Empowering citizens in this manner can also help strengthen democracy by making government directly accountable to its citizens on a day-to-day basis rather than just at election time. Even at election time, a right to information law ensures that voters have better access to information concerning the government’s record in office, allowing them to make a more informed decision at the ballot box, instead of relying on often dubious political propaganda.

An effective right to information law also helps to ensure that governments formulate and implement development projects in a responsible, transparent and participatory manner. Development projects often significantly suffer as a result of funds being siphoned off, resulting in severe delay, and sometimes even a failure to complete projects. With a right to information law in place, governments would be obliged to share information on such projects with the public who can then monitor their development. In fact, the right to information would give the public a voice in determining what local projects should take place in the first place and how these can be designed to more effectively improve their lives.

In sum, if governments in the Caribbean are serious about cracking down on corruption and securing the long term democratic development and economic prosperity for their citizens, now is the time for them to seize the initiative and sign up to the Convention and prioritise the drawing up and implementation of an effective right to information law.


  1. Transparency International's

    2006 Corruption Perceptions Index

    whilst covering most of the countries in the world, does not include Anguilla (yet).

    Where would you rate Anguilla in this global or regional league table ?

    Better than Haiti, the most corrupt ?

    Not as good as Canada, the global leader or Jamaica the regional one ?

  2. Those persons interested in the whole question of political corruption may like to join one of the Yahoo! Groups discussions found at http://search.yahoo.com/search;_ylt=A0geuuanqYBFtSIBCttXNyoA?p=political+corruption&prssweb=Search&ei=UTF-8&fr=ush-groups&x=wrt

  3. This is the best definition of political corruption I have seen [taken from a Yahoo!Groups page]:

    political corruption occurs when the person in office stops doing what the people want, and starts pursuing his own agenda. If he is bought off by interest groups and votes their way because they donated a bunch of money to his campaign. I wish that they could take no money from anyone because usually the money is given with a price tag. I think that there are a lot of corrupt law makers out there running our country and it is sad that the few who remain true eventually get drug down by all the dirty dealings in the capital. I think many start off wanting to save the world and make it a better place but with time they lose their idealism and what it was that motivated them in the first place. I personally think that less government and more self rule and we would see a better society. We need to have our free agency and most of what government does is take that away.

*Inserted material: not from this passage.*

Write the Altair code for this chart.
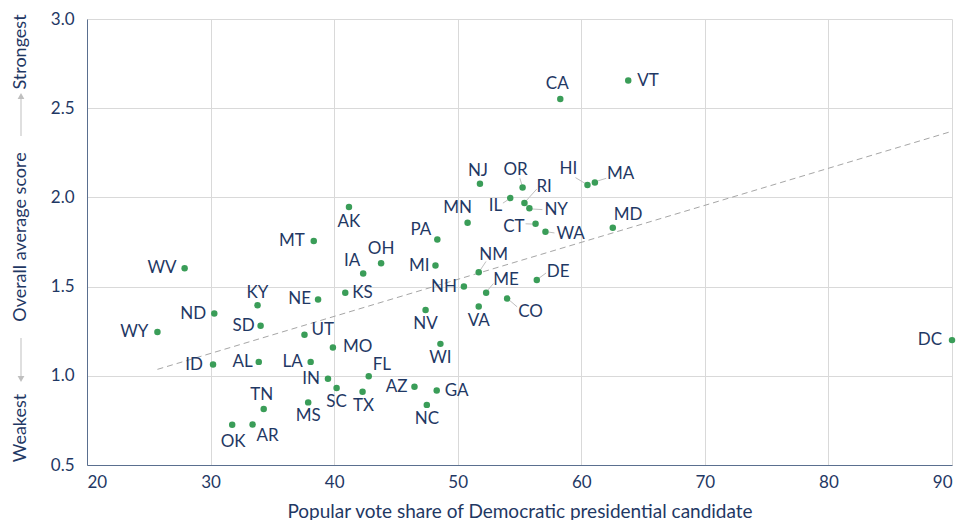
import altair as alt
import pandas as pd

# state, popular vote share of Democratic candidate, overall average score
states = ["AK", "AL", "AR", "AZ", "CA", "CO", "CT", "DC", "DE", "FL",
          "GA", "HI", "IA", "ID", "IL", "IN", "KS", "KY", "LA", "MA",
          "MD", "ME", "MI", "MN", "MO", "MS", "MT", "NC", "ND", "NE",
          "NH", "NJ", "NM", "NV", "NY", "OH", "OK", "OR", "PA", "RI",
          "SC", "SD", "TN", "TX", "UT", "VA", "VT", "WA", "WI", "WV", "WY"]
dem_share = [41.2, 33.9, 33.4, 46.5, 58.3, 54.0, 56.3, 90.0, 56.4, 42.8,
             48.3, 60.5, 42.35, 30.2, 54.25, 39.5, 40.9, 33.8, 38.1, 61.1,
             62.55, 52.3, 48.2, 50.8, 39.9, 37.9, 38.35, 47.5, 30.3, 38.7,
             50.5, 51.8, 51.7, 47.4, 55.8, 43.8, 31.75, 55.25, 48.35, 55.4,
             40.2, 34.05, 34.3, 42.3, 37.6, 51.7, 63.8, 57.1, 48.6, 27.9, 25.7]
avg_score = [1.946, 1.078, 0.727, 0.939, 2.551, 1.433, 1.852, 1.20, 1.537, 0.998,
             0.917, 2.07, 1.574, 1.063, 1.996, 0.983, 1.465, 1.395, 1.078, 2.083,
             1.83, 1.465, 1.618, 1.858, 1.159, 0.851, 1.756, 0.837, 1.349, 1.428,
             1.50, 2.077, 1.581, 1.369, 1.939, 1.631, 0.725, 2.055, 1.764, 1.968,
             0.932, 1.28, 0.814, 0.91, 1.23, 1.389, 2.655, 1.808, 1.179, 1.603, 1.245]

# label placement: align, dx, dy (pixels from the point)
label_pos = {
    "AK": ("center", 0, 15), "AL": ("right", -6, 0), "AR": ("left", 4, 11),
    "AZ": ("right", -7, 0), "CA": ("center", -3, -15), "CO": ("left", 11, 13),
    "CT": ("right", -11, 3), "DC": ("right", -10, 0), "DE": ("left", 10, -8),
    "FL": ("left", 4, -11), "GA": ("left", 8, 0), "HI": ("center", -19, -16),
    "IA": ("center", -11, -12), "ID": ("right", -10, 0), "IL": ("right", -8, 8),
    "IN": ("right", -8, 0), "KS": ("left", 7, 0), "KY": ("center", 0, -12),
    "LA": ("right", -8, 0), "MA": ("left", 12, -9), "MD": ("left", 1, -13),
    "ME": ("left", 7, -13), "MI": ("right", -6, 0), "MN": ("center", -10, -15),
    "MO": ("left", 10, 0), "MS": ("center", 0, 14), "MT": ("right", -9, 0),
    "NC": ("center", 0, 14), "ND": ("right", -8, 0), "NE": ("right", -7, 0),
    "NH": ("right", -7, 0), "NJ": ("center", -2, -13), "NM": ("center", 15, -17),
    "NV": ("center", 0, 14), "NY": ("left", 15, 2), "OH": ("center", 0, -14),
    "OK": ("center", 1, 17), "OR": ("center", -7, -18), "PA": ("right", -6, -10),
    "RI": ("left", 12, -16), "SC": ("center", 0, 14), "SD": ("right", -6, 0),
    "TN": ("center", -2, -14), "TX": ("center", 1, 14), "UT": ("left", 7, -5),
    "VA": ("center", 0, 15), "VT": ("left", 9, 0), "WA": ("left", 11, 2),
    "WI": ("center", 0, 14), "WV": ("right", -8, 0), "WY": ("right", -9, 0),
}

# leader lines: x1, y1, x2, y2 (pixels from the point)
leaders = {
    "OR": (-2.7, -9.3, -0.7, -2.7), "HI": (-12, -7.3, -2, -1.3),
    "MA": (3, -1.7, 11.3, -4.3), "IL": (-7.3, 5, -2.3, 1.7),
    "RI": (1.7, -2.3, 12.3, -14), "NY": (2.3, 0.7, 13, 1.3),
    "CT": (-10, 0, -2.3, 0.3), "WA": (2.3, 0.3, 9, 1.3),
    "NM": (1.3, -1.7, 7.3, -10.7), "DE": (2, -1.7, 9.3, -7),
    "ME": (1.3, -2.3, 7.3, -9.3), "CO": (2.3, 1.7, 10, 8.3),
}

W, H = 865, 446
X_DOM, Y_DOM = (20, 90), (0.5, 3.0)
PX = W / (X_DOM[1] - X_DOM[0])
PY = H / (Y_DOM[1] - Y_DOM[0])

NAVY = "#1f3864"
GREEN = "#3a9d58"
FONT = "Lato"

df = pd.DataFrame({"state": states, "share": dem_share, "score": avg_score})
df["align"] = [label_pos[s][0] for s in states]
df["lx"] = [x + label_pos[s][1] / PX for s, x in zip(states, dem_share)]
df["ly"] = [y - label_pos[s][2] / PY for s, y in zip(states, avg_score)]

lead = pd.DataFrame([
    {"x1": df.loc[df.state == s, "share"].iloc[0] + v[0] / PX,
     "y1": df.loc[df.state == s, "score"].iloc[0] - v[1] / PY,
     "x2": df.loc[df.state == s, "share"].iloc[0] + v[2] / PX,
     "y2": df.loc[df.state == s, "score"].iloc[0] - v[3] / PY}
    for s, v in leaders.items()
])

xs = alt.Scale(domain=list(X_DOM), nice=False, zero=False)
ys = alt.Scale(domain=list(Y_DOM), nice=False, zero=False)

x_axis = alt.Axis(values=list(range(20, 91, 10)), title="Popular vote share of Democratic presidential candidate",
                  titlePadding=12, titleFontSize=19)
y_axis = alt.Axis(values=[0.5, 1.0, 1.5, 2.0, 2.5, 3.0], format=".1f", title=None, labelPadding=13)

base = alt.Chart(df)

trend = base.transform_regression("share", "score").mark_line(
    color="#a6a6a6", strokeDash=[6, 4], strokeWidth=1
).encode(x=alt.X("share:Q", scale=xs, axis=x_axis), y=alt.Y("score:Q", scale=ys, axis=y_axis))

lines = alt.Chart(lead).mark_rule(color="#bfbfbf", strokeWidth=1).encode(
    x=alt.X("x1:Q", scale=xs), y=alt.Y("y1:Q", scale=ys), x2="x2:Q", y2="y2:Q"
)

points = base.mark_circle(size=42, color=GREEN, opacity=1).encode(
    x=alt.X("share:Q", scale=xs), y=alt.Y("score:Q", scale=ys)
)

label_layers = []
for a in ["left", "center", "right"]:
    label_layers.append(
        base.transform_filter(alt.datum.align == a).mark_text(
            align=a, baseline="middle", font=FONT, fontSize=17, color=NAVY
        ).encode(x=alt.X("lx:Q", scale=xs), y=alt.Y("ly:Q", scale=ys), text="state:N")
    )

# y-axis annotation: Weakest <- Overall average score -> Strongest
one = alt.Chart(pd.DataFrame({"k": [0]}))
ax_x = -66


def side_text(txt, y):
    return one.mark_text(angle=270, font=FONT, fontSize=18, color=NAVY, baseline="middle", align="center").encode(
        x=alt.value(ax_x), y=alt.value(y), text=alt.value(txt))


ytitle = side_text("Overall average score", 218)
strong = side_text("Strongest", 33)
weak = side_text("Weakest", 409)
up_line = one.mark_rule(color="#bfbfbf", strokeWidth=1).encode(
    x=alt.value(ax_x), y=alt.value(78), y2=alt.value(117))
up_head = one.mark_point(shape="triangle-up", filled=True, color="#bfbfbf", size=45, opacity=1).encode(
    x=alt.value(ax_x), y=alt.value(77))
dn_line = one.mark_rule(color="#bfbfbf", strokeWidth=1).encode(
    x=alt.value(ax_x), y=alt.value(319), y2=alt.value(359))
dn_head = one.mark_point(shape="triangle-down", filled=True, color="#bfbfbf", size=45, opacity=1).encode(
    x=alt.value(ax_x), y=alt.value(360))

chart = alt.layer(
    trend, lines, points, *label_layers, ytitle, strong, weak, up_line, up_head, dn_line, dn_head
).properties(
    width=W, height=H,
    autosize=alt.AutoSizeParams(type="none"),
    padding={"left": 79, "top": 11, "right": 7, "bottom": 55},
).configure_view(
    stroke=None
).configure_axis(
    grid=True, gridColor="#d9d9d9", gridWidth=1,
    domainColor="#5a6f8f", domainWidth=1, ticks=False,
    labelFont=FONT, labelFontSize=17, labelColor=NAVY,
    titleFont=FONT, titleFontSize=17, titleColor=NAVY, titleFontWeight="normal",
).configure_axisX(labelPadding=9)

chart.save("out.html", embed_options={"renderer": "svg", "actions": False})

  4. Here is the Wikipedia definition:

    In broad terms, political corruption is the misuse by government officials of their governmental powers for illegitimate, usually secret, private gain. Misuse of government power for other purposes, like repression of political opponents and general police brutality, is not considered political corruption.

    All forms of government are susceptible to political corruption. Forms of corruption vary, but include bribery, extortion, cronyism, nepotism, patronage, graft, and embezzlement. While corruption may facilitate criminal enterprise such as drug trafficking, money laundering, and trafficking, it is not restricted to these organized crime activities. In some nations corruption is so common that it is expected when ordinary businesses or citizens interact with government officials. The end-point of political corruption is a kleptocracy, literally "rule by thieves".

    What constitutes illegal corruption differs depending on the country or jurisdiction. Certain political funding practices that are legal in one place may be illegal in another. In some countries, government officials have broad or not well defined powers, and the line between what is legal and illegal can be difficult to draw.